Community Property with the Right of Survivorship
  • Requires a valid marriage between two persons.
  • Each spouse holds an undivided one-half interest in the estate.
  • One spouse cannot partition the property by selling his or her interest.
  • Requires signatures of both spouses to convey or encumber.
  • Estate passes to the surviving spouse outside of probate.
  • No court action required to clear title upon the first death.
  • Both halves of the community property are entitled to a stepped up tax basis as of the date of death.
 

Joint Tenancy with the Right of Survivorship

  • Parties need not be married; may be more than two joint tenants.
  • Each joint tenant holds an equal and undivided interest in the estate, unity of interest.
  • One joint tenant can partition the property by selling his or her joint interest.
  • Requires signatures of all joint tenants to convey or encumber the whole.
  • Estate passes to surviving joint tenants outside of probate.
  • No court action required to clear title upon the death of joint tenant(s).
  • Deceased tenant(s) share is entitled to a stepped up tax basis as of the date of death.
 

Tenancy in Common

  • Parties need not be married; may be more than two tenants in common.
  • Each tenant in common holds an undivided fractional interest in the estate.

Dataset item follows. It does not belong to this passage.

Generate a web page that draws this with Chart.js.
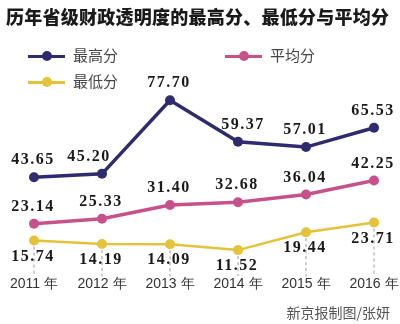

Can be disproportionate, e.g., 20% and 80%; 60% and 40%; 20%, 20%, 20% and 40%; etc.
  • Each tenant share can be conveyed, mortgaged or devised to a third party.
  • Requires signatures of all tenants to convey or encumber the whole.
  • Upon death the tenant's proportionate share passes to his or her heirs by will or intestacy.
  • Upon death the estate of the decedent must be cleared through probate, affidavit or adjudication.
  • Each share has its own tax basis.